--- start of DATA BLOCK ---

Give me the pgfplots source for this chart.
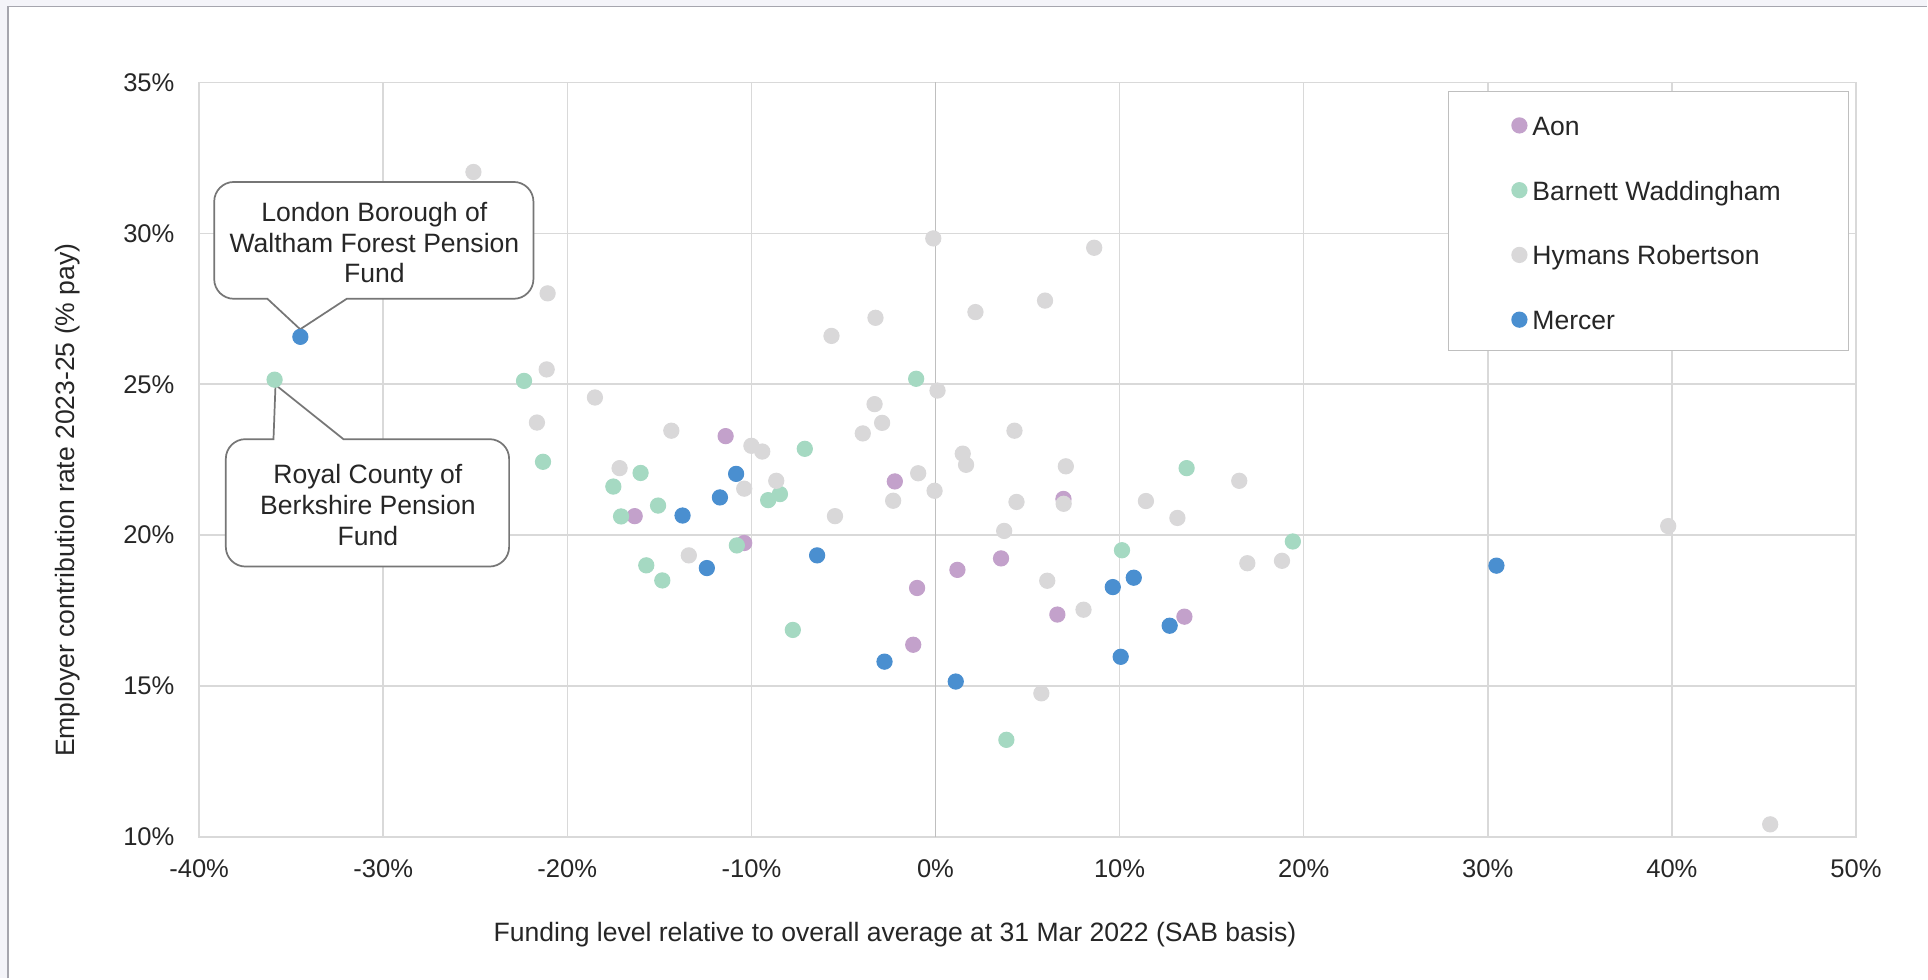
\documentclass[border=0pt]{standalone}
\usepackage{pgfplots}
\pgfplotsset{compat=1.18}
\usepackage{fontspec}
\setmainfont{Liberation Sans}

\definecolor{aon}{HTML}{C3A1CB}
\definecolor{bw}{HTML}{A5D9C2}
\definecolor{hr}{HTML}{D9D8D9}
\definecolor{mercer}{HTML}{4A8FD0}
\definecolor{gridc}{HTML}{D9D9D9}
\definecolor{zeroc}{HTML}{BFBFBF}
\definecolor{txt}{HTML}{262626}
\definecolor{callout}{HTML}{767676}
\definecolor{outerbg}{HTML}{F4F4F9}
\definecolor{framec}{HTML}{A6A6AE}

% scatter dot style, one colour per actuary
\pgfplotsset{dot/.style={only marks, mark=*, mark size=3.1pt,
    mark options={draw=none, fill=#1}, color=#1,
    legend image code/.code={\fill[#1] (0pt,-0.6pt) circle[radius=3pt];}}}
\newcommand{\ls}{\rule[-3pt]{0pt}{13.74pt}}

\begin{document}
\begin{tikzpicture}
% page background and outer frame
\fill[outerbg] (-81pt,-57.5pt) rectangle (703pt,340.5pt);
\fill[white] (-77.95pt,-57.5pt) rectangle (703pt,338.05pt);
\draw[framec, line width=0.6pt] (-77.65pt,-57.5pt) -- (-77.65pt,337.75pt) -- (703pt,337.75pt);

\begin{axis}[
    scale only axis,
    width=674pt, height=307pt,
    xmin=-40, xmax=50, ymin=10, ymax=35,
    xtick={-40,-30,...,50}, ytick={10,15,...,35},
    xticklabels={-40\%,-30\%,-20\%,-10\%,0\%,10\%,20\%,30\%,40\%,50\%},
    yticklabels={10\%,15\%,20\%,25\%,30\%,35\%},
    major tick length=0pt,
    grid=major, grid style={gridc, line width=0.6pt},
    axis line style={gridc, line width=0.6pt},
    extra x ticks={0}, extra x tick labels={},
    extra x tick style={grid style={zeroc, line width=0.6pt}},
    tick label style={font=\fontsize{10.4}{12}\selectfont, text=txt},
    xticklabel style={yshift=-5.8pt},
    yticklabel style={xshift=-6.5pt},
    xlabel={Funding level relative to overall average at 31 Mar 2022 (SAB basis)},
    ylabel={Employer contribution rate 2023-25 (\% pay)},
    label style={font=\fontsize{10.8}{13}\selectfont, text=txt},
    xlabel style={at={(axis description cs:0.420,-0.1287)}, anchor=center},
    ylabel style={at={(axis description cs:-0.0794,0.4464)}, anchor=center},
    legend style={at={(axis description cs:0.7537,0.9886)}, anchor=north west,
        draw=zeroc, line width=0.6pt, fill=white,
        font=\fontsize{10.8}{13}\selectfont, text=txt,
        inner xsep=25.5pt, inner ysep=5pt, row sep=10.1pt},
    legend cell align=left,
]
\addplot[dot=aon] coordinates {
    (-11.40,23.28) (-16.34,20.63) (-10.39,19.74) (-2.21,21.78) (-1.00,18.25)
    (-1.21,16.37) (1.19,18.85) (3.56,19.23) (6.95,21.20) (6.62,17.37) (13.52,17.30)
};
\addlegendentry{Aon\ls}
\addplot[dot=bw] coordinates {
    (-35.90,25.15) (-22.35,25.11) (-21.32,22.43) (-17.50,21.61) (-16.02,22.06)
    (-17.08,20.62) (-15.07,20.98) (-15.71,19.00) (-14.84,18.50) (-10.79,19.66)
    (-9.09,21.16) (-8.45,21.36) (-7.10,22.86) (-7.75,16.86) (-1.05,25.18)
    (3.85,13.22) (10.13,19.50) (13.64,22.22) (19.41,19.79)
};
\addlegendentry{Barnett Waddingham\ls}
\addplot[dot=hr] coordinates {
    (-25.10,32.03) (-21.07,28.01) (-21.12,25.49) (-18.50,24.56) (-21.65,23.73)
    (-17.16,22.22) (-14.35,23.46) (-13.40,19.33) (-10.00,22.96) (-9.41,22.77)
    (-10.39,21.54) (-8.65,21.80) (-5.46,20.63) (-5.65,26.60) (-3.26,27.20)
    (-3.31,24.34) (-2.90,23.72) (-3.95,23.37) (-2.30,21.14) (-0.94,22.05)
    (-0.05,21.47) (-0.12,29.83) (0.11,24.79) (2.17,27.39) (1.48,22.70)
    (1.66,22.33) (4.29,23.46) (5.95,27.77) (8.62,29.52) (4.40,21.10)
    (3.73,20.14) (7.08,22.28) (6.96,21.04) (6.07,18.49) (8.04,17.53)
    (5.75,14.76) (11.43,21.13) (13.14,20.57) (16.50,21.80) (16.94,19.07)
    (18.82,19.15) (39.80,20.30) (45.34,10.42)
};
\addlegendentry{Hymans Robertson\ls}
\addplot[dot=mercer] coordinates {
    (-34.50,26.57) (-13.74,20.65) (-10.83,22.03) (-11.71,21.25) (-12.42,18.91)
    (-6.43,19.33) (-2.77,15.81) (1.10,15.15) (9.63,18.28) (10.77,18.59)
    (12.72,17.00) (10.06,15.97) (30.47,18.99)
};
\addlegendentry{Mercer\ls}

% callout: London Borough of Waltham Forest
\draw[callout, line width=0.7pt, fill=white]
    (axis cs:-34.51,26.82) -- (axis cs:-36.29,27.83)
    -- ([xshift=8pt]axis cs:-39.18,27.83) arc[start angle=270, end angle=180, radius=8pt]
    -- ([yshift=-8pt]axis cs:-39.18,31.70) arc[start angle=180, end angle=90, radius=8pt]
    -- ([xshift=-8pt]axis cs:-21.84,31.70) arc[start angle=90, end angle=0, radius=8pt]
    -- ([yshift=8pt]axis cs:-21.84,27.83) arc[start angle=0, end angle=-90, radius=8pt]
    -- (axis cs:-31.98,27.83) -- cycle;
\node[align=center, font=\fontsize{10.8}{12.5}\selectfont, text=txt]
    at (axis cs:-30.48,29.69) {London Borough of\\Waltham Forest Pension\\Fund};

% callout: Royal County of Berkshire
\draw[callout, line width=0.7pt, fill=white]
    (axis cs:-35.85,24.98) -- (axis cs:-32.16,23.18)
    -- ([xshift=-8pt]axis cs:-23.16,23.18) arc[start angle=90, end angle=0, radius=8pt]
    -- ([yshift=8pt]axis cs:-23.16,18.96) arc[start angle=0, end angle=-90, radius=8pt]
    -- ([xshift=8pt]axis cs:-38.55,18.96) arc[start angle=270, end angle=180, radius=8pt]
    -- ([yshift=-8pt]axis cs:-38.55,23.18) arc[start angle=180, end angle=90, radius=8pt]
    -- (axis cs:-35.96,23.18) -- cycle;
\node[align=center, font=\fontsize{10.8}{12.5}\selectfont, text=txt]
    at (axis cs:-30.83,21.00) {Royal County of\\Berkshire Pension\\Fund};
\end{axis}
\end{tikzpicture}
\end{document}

--- end of DATA BLOCK ---

» SET TASK
Reproduce only the lines from the beginning of the data through the line that contains "(-77.65pt,337.75pt) -- (703pt,337.75pt);", both included, and please drop the pictures.

» EXERCISE RESPONSE
Give me the pgfplots source for this chart.
\documentclass[border=0pt]{standalone}
\usepackage{pgfplots}
\pgfplotsset{compat=1.18}
\usepackage{fontspec}
\setmainfont{Liberation Sans}

\definecolor{aon}{HTML}{C3A1CB}
\definecolor{bw}{HTML}{A5D9C2}
\definecolor{hr}{HTML}{D9D8D9}
\definecolor{mercer}{HTML}{4A8FD0}
\definecolor{gridc}{HTML}{D9D9D9}
\definecolor{zeroc}{HTML}{BFBFBF}
\definecolor{txt}{HTML}{262626}
\definecolor{callout}{HTML}{767676}
\definecolor{outerbg}{HTML}{F4F4F9}
\definecolor{framec}{HTML}{A6A6AE}

% scatter dot style, one colour per actuary
\pgfplotsset{dot/.style={only marks, mark=*, mark size=3.1pt,
    mark options={draw=none, fill=#1}, color=#1,
    legend image code/.code={\fill[#1] (0pt,-0.6pt) circle[radius=3pt];}}}
\newcommand{\ls}{\rule[-3pt]{0pt}{13.74pt}}

\begin{document}
\begin{tikzpicture}
% page background and outer frame
\fill[outerbg] (-81pt,-57.5pt) rectangle (703pt,340.5pt);
\fill[white] (-77.95pt,-57.5pt) rectangle (703pt,338.05pt);
\draw[framec, line width=0.6pt] (-77.65pt,-57.5pt) -- (-77.65pt,337.75pt) -- (703pt,337.75pt);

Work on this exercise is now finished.